--- begin ---
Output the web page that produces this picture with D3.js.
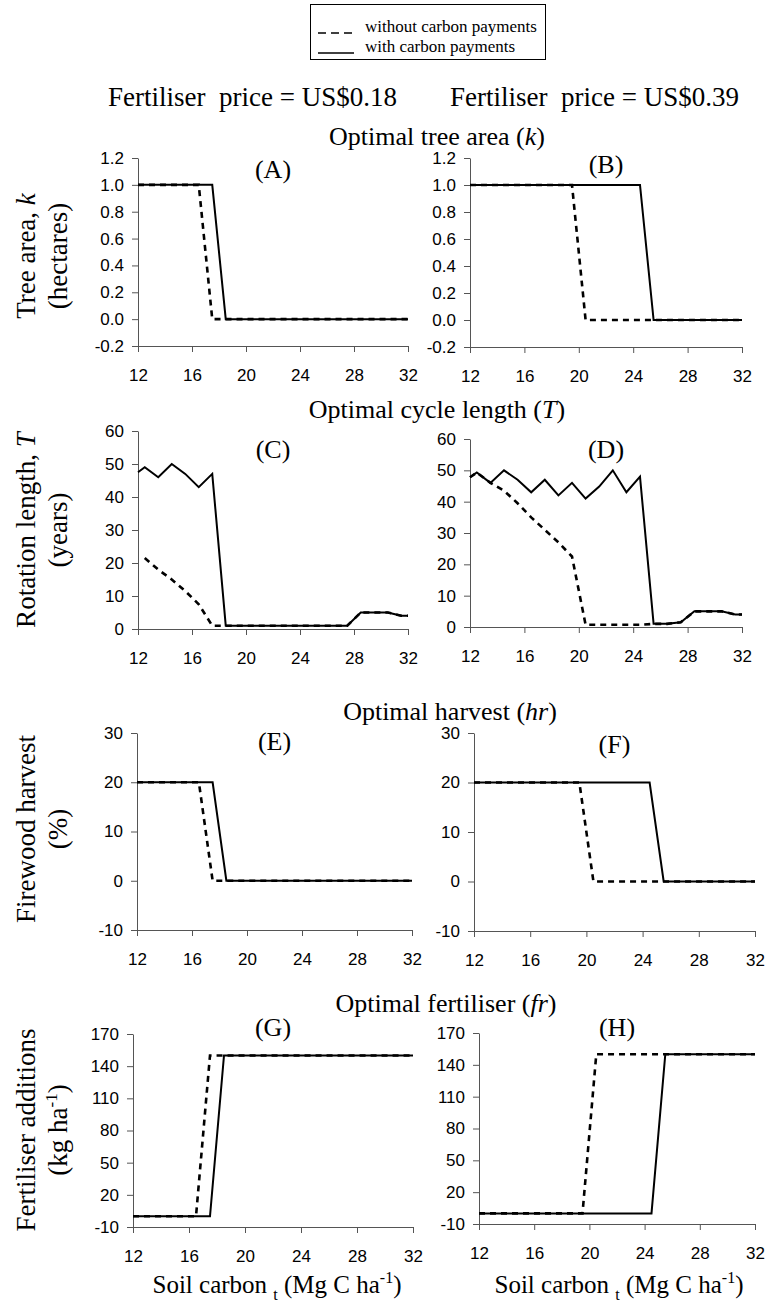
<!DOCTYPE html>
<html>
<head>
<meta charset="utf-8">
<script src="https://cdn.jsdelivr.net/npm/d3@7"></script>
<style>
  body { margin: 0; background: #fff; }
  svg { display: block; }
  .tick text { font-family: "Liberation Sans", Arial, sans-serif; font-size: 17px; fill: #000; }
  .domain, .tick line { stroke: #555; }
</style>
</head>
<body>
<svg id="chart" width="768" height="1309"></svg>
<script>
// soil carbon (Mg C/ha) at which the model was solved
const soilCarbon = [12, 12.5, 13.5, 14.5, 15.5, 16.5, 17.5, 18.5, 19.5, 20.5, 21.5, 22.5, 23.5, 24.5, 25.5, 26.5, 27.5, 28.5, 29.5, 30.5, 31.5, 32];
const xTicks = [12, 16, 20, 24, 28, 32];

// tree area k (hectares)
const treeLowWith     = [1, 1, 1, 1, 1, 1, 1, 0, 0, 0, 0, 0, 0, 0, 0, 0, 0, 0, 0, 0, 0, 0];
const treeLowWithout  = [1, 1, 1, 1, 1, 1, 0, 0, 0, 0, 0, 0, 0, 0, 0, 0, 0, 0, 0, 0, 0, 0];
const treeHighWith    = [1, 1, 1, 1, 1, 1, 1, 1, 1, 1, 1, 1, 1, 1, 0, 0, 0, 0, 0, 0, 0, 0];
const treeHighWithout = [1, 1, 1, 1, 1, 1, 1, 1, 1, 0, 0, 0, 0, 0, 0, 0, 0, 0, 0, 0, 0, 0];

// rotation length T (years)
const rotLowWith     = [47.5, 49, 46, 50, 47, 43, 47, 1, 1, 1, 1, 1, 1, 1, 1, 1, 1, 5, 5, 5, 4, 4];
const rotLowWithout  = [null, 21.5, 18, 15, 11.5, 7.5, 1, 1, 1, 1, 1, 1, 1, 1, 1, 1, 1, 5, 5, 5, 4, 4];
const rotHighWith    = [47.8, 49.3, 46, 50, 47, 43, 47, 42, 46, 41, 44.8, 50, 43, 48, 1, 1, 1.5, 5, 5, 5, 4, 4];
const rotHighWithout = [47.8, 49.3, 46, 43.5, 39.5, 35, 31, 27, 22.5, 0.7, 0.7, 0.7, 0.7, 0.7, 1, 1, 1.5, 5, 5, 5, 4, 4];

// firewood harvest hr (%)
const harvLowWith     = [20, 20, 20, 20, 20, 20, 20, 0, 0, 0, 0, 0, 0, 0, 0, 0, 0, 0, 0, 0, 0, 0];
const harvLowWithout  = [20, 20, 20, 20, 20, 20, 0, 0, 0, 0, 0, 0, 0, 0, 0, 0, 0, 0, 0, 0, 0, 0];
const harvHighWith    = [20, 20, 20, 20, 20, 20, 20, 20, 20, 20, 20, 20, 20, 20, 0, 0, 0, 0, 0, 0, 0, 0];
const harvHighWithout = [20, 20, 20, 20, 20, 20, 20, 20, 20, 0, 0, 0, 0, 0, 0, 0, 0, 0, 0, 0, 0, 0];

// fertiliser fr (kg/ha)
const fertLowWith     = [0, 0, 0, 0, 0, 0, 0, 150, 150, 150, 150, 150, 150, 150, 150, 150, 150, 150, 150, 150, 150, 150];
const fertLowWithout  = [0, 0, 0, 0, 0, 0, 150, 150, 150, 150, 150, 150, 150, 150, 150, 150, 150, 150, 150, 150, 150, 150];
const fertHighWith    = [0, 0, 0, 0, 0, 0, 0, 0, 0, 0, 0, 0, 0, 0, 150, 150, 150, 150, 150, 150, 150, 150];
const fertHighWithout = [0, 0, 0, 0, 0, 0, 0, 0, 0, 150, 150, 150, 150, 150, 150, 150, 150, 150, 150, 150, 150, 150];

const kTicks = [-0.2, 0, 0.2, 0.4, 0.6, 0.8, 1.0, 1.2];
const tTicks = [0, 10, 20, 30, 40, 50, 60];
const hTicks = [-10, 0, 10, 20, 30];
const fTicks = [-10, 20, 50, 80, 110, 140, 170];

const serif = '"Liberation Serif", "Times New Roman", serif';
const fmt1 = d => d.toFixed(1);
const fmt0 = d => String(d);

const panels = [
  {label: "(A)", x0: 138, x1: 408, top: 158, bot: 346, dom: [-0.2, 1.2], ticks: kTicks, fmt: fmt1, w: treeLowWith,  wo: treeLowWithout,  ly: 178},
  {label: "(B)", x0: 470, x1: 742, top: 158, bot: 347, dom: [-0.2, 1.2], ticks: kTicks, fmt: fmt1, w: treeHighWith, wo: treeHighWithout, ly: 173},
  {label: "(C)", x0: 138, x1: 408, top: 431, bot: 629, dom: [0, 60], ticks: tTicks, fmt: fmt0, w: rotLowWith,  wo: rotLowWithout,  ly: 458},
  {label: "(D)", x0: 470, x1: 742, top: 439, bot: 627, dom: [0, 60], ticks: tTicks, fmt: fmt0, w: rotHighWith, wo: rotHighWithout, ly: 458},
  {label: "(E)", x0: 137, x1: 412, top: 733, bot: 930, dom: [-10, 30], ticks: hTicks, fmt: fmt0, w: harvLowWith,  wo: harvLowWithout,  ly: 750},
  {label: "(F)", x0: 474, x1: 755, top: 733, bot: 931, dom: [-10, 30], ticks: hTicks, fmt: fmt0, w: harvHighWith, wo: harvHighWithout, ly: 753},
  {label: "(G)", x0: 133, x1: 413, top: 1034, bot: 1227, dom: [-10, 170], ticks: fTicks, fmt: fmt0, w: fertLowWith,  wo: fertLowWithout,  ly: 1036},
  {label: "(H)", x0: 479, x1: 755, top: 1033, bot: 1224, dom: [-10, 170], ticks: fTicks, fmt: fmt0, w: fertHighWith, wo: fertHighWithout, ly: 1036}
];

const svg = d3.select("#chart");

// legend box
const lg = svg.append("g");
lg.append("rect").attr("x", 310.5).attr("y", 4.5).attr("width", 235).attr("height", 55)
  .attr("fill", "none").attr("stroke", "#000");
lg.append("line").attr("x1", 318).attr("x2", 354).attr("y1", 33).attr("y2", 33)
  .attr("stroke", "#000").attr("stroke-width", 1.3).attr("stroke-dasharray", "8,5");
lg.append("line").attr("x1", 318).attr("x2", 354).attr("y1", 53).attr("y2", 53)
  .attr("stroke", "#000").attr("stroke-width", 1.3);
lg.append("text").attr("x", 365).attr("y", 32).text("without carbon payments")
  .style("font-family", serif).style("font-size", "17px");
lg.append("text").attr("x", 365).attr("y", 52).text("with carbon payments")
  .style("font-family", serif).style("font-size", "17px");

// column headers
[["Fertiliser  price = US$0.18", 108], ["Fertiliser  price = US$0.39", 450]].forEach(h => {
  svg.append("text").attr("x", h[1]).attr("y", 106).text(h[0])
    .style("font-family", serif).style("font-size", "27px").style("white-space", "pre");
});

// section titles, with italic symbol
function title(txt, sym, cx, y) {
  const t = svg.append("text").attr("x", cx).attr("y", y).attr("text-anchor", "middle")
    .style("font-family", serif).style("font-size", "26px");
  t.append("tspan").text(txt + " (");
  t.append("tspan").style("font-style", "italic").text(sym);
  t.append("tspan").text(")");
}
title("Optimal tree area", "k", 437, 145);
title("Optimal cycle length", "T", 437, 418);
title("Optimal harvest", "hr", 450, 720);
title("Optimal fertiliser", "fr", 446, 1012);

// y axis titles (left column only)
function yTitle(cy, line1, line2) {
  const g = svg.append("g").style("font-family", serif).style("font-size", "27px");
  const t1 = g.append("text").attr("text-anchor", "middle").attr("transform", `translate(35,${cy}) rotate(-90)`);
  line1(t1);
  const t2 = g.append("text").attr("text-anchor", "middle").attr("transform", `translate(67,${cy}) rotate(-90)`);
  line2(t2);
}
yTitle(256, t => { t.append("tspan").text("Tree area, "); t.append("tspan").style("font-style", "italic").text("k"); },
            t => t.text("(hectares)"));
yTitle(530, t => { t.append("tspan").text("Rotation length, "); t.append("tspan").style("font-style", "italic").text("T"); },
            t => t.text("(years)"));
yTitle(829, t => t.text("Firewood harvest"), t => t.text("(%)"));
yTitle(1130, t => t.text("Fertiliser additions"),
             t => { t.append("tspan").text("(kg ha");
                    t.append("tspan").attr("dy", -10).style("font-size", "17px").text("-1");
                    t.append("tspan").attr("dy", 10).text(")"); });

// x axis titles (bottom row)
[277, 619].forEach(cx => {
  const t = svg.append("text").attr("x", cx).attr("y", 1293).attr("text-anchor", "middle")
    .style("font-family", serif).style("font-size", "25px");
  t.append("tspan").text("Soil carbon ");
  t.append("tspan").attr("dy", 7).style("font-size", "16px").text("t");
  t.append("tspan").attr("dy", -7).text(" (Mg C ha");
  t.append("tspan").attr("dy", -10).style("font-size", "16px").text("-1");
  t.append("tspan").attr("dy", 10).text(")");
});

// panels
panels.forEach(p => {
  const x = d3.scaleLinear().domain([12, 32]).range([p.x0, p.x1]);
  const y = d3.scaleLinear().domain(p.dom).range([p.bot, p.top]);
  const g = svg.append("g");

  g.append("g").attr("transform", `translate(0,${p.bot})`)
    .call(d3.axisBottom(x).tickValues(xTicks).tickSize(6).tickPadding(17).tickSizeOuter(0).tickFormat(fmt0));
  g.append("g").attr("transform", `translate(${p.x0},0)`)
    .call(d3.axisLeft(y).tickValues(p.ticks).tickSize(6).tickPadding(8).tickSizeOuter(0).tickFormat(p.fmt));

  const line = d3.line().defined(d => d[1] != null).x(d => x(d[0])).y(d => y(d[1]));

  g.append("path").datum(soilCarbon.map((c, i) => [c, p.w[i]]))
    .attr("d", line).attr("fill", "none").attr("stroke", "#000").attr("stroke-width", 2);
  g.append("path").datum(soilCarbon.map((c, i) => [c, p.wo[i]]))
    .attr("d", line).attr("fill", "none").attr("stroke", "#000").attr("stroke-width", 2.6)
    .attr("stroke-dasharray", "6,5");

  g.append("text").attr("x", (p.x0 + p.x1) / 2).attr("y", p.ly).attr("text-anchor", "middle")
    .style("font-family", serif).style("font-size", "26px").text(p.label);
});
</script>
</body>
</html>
--- end ---
Exercise prompt — In the data above, please extract the lines from the first one through the line with "const xTicks = [12, 16, 20, 24, 28, 32];", exactly, and keep pictures out.

Correct output —
Output the web page that produces this picture with D3.js.
<!DOCTYPE html>
<html>
<head>
<meta charset="utf-8">
<script src="https://cdn.jsdelivr.net/npm/d3@7"></script>
<style>
  body { margin: 0; background: #fff; }
  svg { display: block; }
  .tick text { font-family: "Liberation Sans", Arial, sans-serif; font-size: 17px; fill: #000; }
  .domain, .tick line { stroke: #555; }
</style>
</head>
<body>
<svg id="chart" width="768" height="1309"></svg>
<script>
// soil carbon (Mg C/ha) at which the model was solved
const soilCarbon = [12, 12.5, 13.5, 14.5, 15.5, 16.5, 17.5, 18.5, 19.5, 20.5, 21.5, 22.5, 23.5, 24.5, 25.5, 26.5, 27.5, 28.5, 29.5, 30.5, 31.5, 32];
const xTicks = [12, 16, 20, 24, 28, 32];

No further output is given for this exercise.